Photographer image from Shutterstock
Despite having a much smaller cosplay community, Australia is not free from this sort of behaviour. One high profile case emerged late last year when Adelaide photographer Timothy Scott Marshall pleaded guilty to one aggravated count of indecent assault and one count of unlawful sexual intercourse — considered ‘aggravated’ because the victim was 12 years old at the time.
As a result of the story, the cosplay community in Adelaide suffered a massive upheaval, not least because of the negative media attention now directed towards the hobby. It led to an inventive response by one Adelaide convention organiser, in the form of the anti-harassment Cosplay Sentinels.
Surprisingly, Timothy Marshall still remains active — or as active as he is able — within the cosplay community, but his sentencing means that all conventions in South Australia have banned him from attending. He is also required to stay within SA as a condition of his parole, but allegedly applied (unsuccessfully) for an exemption to attend PAX in Melbourne this year — despite the convention contacting him and making it clear that he would not be allowed to attend.

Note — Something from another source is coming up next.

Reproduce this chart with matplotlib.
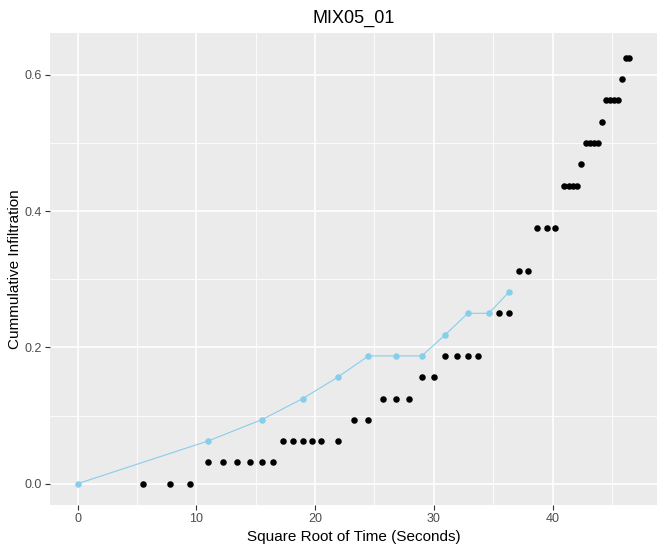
import numpy as np
import matplotlib
matplotlib.use("Agg")
import matplotlib.pyplot as plt
from matplotlib.ticker import MultipleLocator, FormatStrFormatter

# Observed data: time (s) and cumulative infiltration (in 1/32 units)
obs_time = [30, 60, 90,
            120, 150, 180, 210, 240, 270,
            300, 330, 360, 390, 420, 480,
            540, 600,
            660, 720, 780,
            840, 900,
            960, 1020, 1080, 1140,
            1260, 1320,
            1380, 1440,
            1500, 1560, 1620,
            1680, 1710, 1740, 1770,
            1800,
            1830, 1860, 1890, 1920,
            1950,
            1980, 2010, 2040, 2070,
            2100,
            2130, 2160]
obs_k = [0, 0, 0,
         1, 1, 1, 1, 1, 1,
         2, 2, 2, 2, 2, 2,
         3, 3,
         4, 4, 4,
         5, 5,
         6, 6, 6, 6,
         8, 8,
         10, 10,
         12, 12, 12,
         14, 14, 14, 14,
         15,
         16, 16, 16, 16,
         17,
         18, 18, 18, 18,
         19,
         20, 20]

# Fitted / model series
fit_time = [0, 120, 240, 360, 480, 600, 720, 840, 960, 1080, 1200, 1320]
fit_k = [0, 2, 3, 4, 5, 6, 6, 6, 7, 8, 8, 9]

obs_x = np.sqrt(obs_time)
obs_y = np.array(obs_k) / 32.0
fit_x = np.sqrt(fit_time)
fit_y = np.array(fit_k) / 32.0

plt.rcParams['font.family'] = ['Liberation Sans', 'DejaVu Sans']

fig = plt.figure(figsize=(6.65, 5.52), dpi=100)
ax = fig.add_axes([50/665, (552-505)/552, 607/665, 472/552])
ax.set_facecolor('#EBEBEB')

ax.plot(fit_x, fit_y, color='#87CEEB', lw=0.8, zorder=3)
ax.scatter(fit_x, fit_y, s=22, color='#87CEEB', zorder=4, linewidths=0)
ax.scatter(obs_x, obs_y, s=22, color='black', zorder=5, linewidths=0)

allx = np.concatenate([obs_x, fit_x])
ally = np.concatenate([obs_y, fit_y])
dx = (allx.max() - allx.min()) * 0.05
dy = (ally.max() - ally.min()) * 0.05
ax.set_xlim(allx.min() - dx, allx.max() + dx)
ax.set_ylim(ally.min() - dy, ally.max() + dy + 0.005)

ax.xaxis.set_major_locator(MultipleLocator(10))
ax.xaxis.set_minor_locator(MultipleLocator(5))
ax.yaxis.set_major_locator(MultipleLocator(0.2))
ax.yaxis.set_minor_locator(MultipleLocator(0.1))
ax.yaxis.set_major_formatter(FormatStrFormatter('%.1f'))

ax.grid(which='major', color='white', lw=1.2, zorder=0)
ax.grid(which='minor', color='white', lw=0.6, zorder=0)
ax.set_axisbelow(True)
for s in ax.spines.values():
    s.set_visible(False)

ax.tick_params(which='major', length=3.5, width=0.8, color='#333333',
               labelcolor='#4D4D4D', labelsize=9, pad=2.5)
ax.tick_params(which='minor', length=0)

ax.set_xlabel('Square Root of Time (Seconds)', fontsize=11, color='black', labelpad=3)
ax.set_ylabel('Cummulative Infiltration', fontsize=11, color='black', labelpad=2)
ax.set_title('MIX05_01', fontsize=13, color='black', pad=7)

fig.savefig('out.png', dpi=100)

Unfortunately other photographers have not been outed as thoroughly as Marshall was, and many slip under the radar. A large number of cosplayers have dealt with this kind of harrassment. One Australian cosplayer told me how a simple request for a photoshoot from an unnamed photographer quickly degraded into demands for pictures in lingerie and fetishised maid outfits, with offers of payment and promises that it would just be “him and his friends”. Another cosplayer caught a photographer taking photos of her when she was changing.

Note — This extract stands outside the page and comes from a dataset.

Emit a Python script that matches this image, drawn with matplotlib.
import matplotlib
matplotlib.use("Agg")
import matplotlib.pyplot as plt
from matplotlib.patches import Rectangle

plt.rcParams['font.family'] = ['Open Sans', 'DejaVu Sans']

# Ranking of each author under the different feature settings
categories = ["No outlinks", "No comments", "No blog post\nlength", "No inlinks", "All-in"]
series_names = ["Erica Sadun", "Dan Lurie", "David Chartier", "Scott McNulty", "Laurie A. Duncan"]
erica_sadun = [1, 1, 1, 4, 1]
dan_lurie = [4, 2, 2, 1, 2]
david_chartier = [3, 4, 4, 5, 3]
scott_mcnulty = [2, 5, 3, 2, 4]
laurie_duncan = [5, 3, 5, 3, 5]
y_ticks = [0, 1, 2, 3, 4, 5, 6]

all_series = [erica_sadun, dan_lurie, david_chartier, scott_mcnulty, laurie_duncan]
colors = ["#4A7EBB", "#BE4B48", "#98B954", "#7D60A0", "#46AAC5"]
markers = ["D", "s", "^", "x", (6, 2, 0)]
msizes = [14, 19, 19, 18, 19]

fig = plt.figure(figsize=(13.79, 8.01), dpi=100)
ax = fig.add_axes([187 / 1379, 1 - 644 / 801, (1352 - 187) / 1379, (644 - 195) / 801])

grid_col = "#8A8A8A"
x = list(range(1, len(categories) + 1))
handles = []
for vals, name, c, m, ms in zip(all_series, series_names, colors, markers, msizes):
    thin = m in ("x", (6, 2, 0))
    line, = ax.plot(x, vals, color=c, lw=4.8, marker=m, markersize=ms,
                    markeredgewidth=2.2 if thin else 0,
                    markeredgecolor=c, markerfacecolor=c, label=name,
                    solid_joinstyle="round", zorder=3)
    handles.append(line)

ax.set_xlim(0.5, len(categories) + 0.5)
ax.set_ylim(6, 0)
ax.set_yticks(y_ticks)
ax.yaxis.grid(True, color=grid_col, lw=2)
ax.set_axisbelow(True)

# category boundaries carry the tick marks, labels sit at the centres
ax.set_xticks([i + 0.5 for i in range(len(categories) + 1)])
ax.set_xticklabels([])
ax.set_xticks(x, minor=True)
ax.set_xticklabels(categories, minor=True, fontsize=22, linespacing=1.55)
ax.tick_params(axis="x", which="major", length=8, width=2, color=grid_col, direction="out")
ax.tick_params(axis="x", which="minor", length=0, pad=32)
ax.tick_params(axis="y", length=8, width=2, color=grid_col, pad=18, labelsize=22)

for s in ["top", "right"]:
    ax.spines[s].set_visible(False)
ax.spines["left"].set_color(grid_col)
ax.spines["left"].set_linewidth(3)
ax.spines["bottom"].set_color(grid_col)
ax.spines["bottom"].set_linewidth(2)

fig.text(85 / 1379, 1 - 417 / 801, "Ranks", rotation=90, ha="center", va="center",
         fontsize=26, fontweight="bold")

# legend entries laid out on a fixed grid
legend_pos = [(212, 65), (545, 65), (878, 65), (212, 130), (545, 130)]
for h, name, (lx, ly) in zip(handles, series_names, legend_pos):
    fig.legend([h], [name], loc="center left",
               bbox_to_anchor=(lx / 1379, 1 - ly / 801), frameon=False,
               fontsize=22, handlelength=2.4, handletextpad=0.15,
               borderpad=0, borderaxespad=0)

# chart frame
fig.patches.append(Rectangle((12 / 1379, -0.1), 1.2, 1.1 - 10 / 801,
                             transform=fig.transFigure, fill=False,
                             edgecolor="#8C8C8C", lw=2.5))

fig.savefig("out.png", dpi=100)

This kind of manipulation and abuse of power is not exclusive to the cosplay community, of course. Last year a number of young models spoke out of abuse at the hands of high profile fashion photographer Terry Richardson, who has worked with big magazines like Vogue, Vanity Fair and Rolling Stone.
Closer to home, a Sydney fashion designer was arrested earlier this year for indecently assaulting his models. The former has particular parallels to the Bui case: a man using a position of power as leverage to take advantage of young women. Unlike models however, cosplayers have no union, no agents, no managers and no one to tell them when a photographer’s request is normal and when it is out of line.

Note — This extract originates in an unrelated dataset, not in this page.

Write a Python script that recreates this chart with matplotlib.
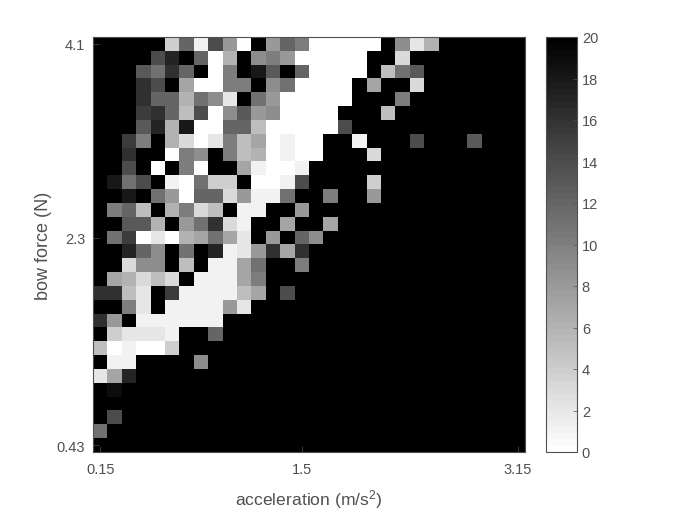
import numpy as np
import matplotlib
matplotlib.use("Agg")
import matplotlib.pyplot as plt

plt.rcParams["font.family"] = ["Liberation Sans", "DejaVu Sans"]
plt.rcParams["mathtext.default"] = "regular"

x_tick_labels = ["0.15", "1.5", "3.15"]
y_tick_labels = ["4.1", "2.3", "0.43"]
cbar_ticks = list(range(0, 21, 2))

# counts per cell, top row first
counts = np.array([
    [20,20,20,20,20, 4,12, 1,14, 8, 0,20, 8,12,10, 0, 0, 0, 0, 0,20, 9, 2, 6,20,20,20,20,20,20],
    [20,20,20,20,14,17,20,12, 0, 6,20, 9,10, 8, 0, 0, 0, 0, 0,20,20, 3,20,20,20,20,20,20,20,20],
    [20,20,20,13,11,16,12,20, 0,10,20,18,13,20,12, 0, 0, 0, 0,20, 5,11,13,20,20,20,20,20,20,20],
    [20,20,20,16,14,20, 7, 0, 0,10,10,20, 9,11, 0, 0, 0, 0,20, 7,20,20, 3,20,20,20,20,20,20,20],
    [20,20,20,16,12,12, 6,11, 9, 2,20,11, 8, 0, 0, 0, 0, 0,20,20,20,10,20,20,20,20,20,20,20,20],
    [20,20,20,15,16,12, 5,14, 0, 9,13, 8, 9, 0, 0, 0, 0,20,20,20, 5,20,20,20,20,20,20,20,20,20],
    [20,20,20,13,17, 6,18, 0, 0,12,12, 5, 0, 0, 0, 0, 0,14,20,20,20,20,20,20,20,20,20,20,20,20],
    [20,20,15,10,20, 6, 3, 0, 2,10, 5, 7, 0, 1, 0, 0,20,20, 1,20,20,20,14,20,20,20,13,20,20,20],
    [20,20,16,20,20, 0,10, 9,20,10, 5, 6, 0, 1, 0, 0,20,20,20, 3,20,20,20,20,20,20,20,20,20,20],
    [20,20,14,20, 0,20,10, 0,20,20, 7, 1, 0, 0, 1,20,20,20,20,20,20,20,20,20,20,20,20,20,20,20],
    [20,18,11,14,20, 1, 0,11, 4, 4,20, 0, 0, 1,14,20,20,20,20, 4,20,20,20,20,20,20,20,20,20,20],
    [20,20,18,20,11, 8, 0,12,12, 3, 8, 1, 1,11,20,20,10,20,20, 8,20,20,20,20,20,20,20,20,20,20],
    [20,10,12, 5,20, 6,10, 3, 5,20, 1, 1,20,20, 8,20,20,20,20,20,20,20,20,20,20,20,20,20,20,20],
    [20,20,13,13, 6,20, 8,11,16, 3, 1,20,20, 7,20,20, 7,20,20,20,20,20,20,20,20,20,20,20,20,20],
    [20,11,15, 0, 2, 0, 6, 7,11, 7, 2,20, 8,20,12, 9,20,20,20,20,20,20,20,20,20,20,20,20,20,20],
    [20,20,17,12, 9,20,11,20,17, 1, 2, 8,16, 7,16,20,20,20,20,20,20,20,20,20,20,20,20,20,20,20],
    [20,20, 3, 9, 9,20, 5,20, 1, 1, 7,11,20,20,10,20,20,20,20,20,20,20,20,20,20,20,20,20,20,20],
    [20, 7, 6, 3, 5, 3,20, 1, 1, 1, 7,10,20,20,20,20,20,20,20,20,20,20,20,20,20,20,20,20,20,20],
    [16,16, 5, 2,20,15, 1, 1, 1, 1, 5, 7,20,14,20,20,20,20,20,20,20,20,20,20,20,20,20,20,20,20],
    [20,20,10, 2,20, 1, 1, 1, 1, 8, 2,20,20,20,20,20,20,20,20,20,20,20,20,20,20,20,20,20,20,20],
    [16, 8,20, 1, 1, 1, 1, 1, 1,20,20,20,20,20,20,20,20,20,20,20,20,20,20,20,20,20,20,20,20,20],
    [20, 4, 2, 2, 2, 1,20,20,12,20,20,20,20,20,20,20,20,20,20,20,20,20,20,20,20,20,20,20,20,20],
    [ 5, 0, 1, 0, 0, 4,20,20,20,20,20,20,20,20,20,20,20,20,20,20,20,20,20,20,20,20,20,20,20,20],
    [20, 1, 1,20,20,20,20, 9,20,20,20,20,20,20,20,20,20,20,20,20,20,20,20,20,20,20,20,20,20,20],
    [ 2, 7,17,20,20,20,20,20,20,20,20,20,20,20,20,20,20,20,20,20,20,20,20,20,20,20,20,20,20,20],
    [20,19,20,20,20,20,20,20,20,20,20,20,20,20,20,20,20,20,20,20,20,20,20,20,20,20,20,20,20,20],
    [20,20,20,20,20,20,20,20,20,20,20,20,20,20,20,20,20,20,20,20,20,20,20,20,20,20,20,20,20,20],
    [20,14,20,20,20,20,20,20,20,20,20,20,20,20,20,20,20,20,20,20,20,20,20,20,20,20,20,20,20,20],
    [11,20,20,20,20,20,20,20,20,20,20,20,20,20,20,20,20,20,20,20,20,20,20,20,20,20,20,20,20,20],
    [20,20,20,20,20,20,20,20,20,20,20,20,20,20,20,20,20,20,20,20,20,20,20,20,20,20,20,20,20,20],
])

W, H = 680, 510
grey = "#505050"

fig = plt.figure(figsize=(W / 100, H / 100), dpi=100)
ax = fig.add_axes([93 / W, 1 - 453 / H, 432 / W, 415 / H])
cax = fig.add_axes([546 / W, 1 - 453 / H, 31 / W, 415 / H])

im = ax.imshow(counts, cmap=plt.get_cmap("gray_r", 64), vmin=0, vmax=20,
               aspect="auto", interpolation="nearest")

ax.set_xticks([0, 14, 29])
ax.set_xticklabels(x_tick_labels)
ax.set_yticks([0, 14, 29])
ax.set_yticklabels(y_tick_labels)
ax.tick_params(direction="in", length=4, width=0.5, color=grey,
               labelcolor=grey, labelsize=10.5, pad=5.5)
ax.tick_params(axis="x", pad=7)
ax.set_xlabel("acceleration (m/s$^2$)", fontsize=12.6, color=grey, labelpad=8.2)
ax.set_ylabel("bow force (N)", fontsize=13, color=grey, labelpad=3.5)
for s in ax.spines.values():
    s.set_color(grey)
    s.set_linewidth(0.8)

cb = fig.colorbar(im, cax=cax, ticks=cbar_ticks)
cb.ax.tick_params(direction="in", length=3, width=0.5, color=grey,
                  labelcolor=grey, labelsize=10.5, pad=3.5)
cb.outline.set_edgecolor(grey)
cb.outline.set_linewidth(0.8)

fig.savefig("out.png", dpi=100)
plt.close(fig)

All we have is the community. For a well-connected cosplayer this can be enough — having a large pool of experienced people to ask questions of and offer advice. Dani was one person who was able to reach out to her friends when she received Bui’s request, sending out a call over Facebook to ask whether it was normal or not.
It’s worth noting here that nude shoots or sexy photoshoots are not inherently wrong. Cosplayers and photographers have created some beautiful collaborations on consensually nude photoshoots. The issue lies with cosplayers being pushed to do something they are uncomfortable with. Cosplayers being manipulated to believe that sort of behaviour is acceptable practice.
While there is no easy fix for such ingrained issues, there are things we can do as a community to help.
Communication is of key importance in keeping everyone safe — whether it’s between cosplayers and photographers, between two cosplayers or even between two photographers. I’ve no doubt photographers could misstep even with no malicious intent, simply because of their inexperience with the unique world of cosplay.
If one thing was consistent among the many cosplayers affected by Bui’s manipulation, it’s that none of them are letting this one bad experience ruin their enjoyment of cosplay.
“I want girls and guys to know about this and not be ashamed if something has happened to them,” said Sarah. “They aren’t to blame. Luckily I know a few amazing photographers who always make me feel comfortable and never cross any lines, and I love shooting with them. I have made some of the most important and amazing friends, and I will not let this keep me away from enjoying conventions and cosplaying.”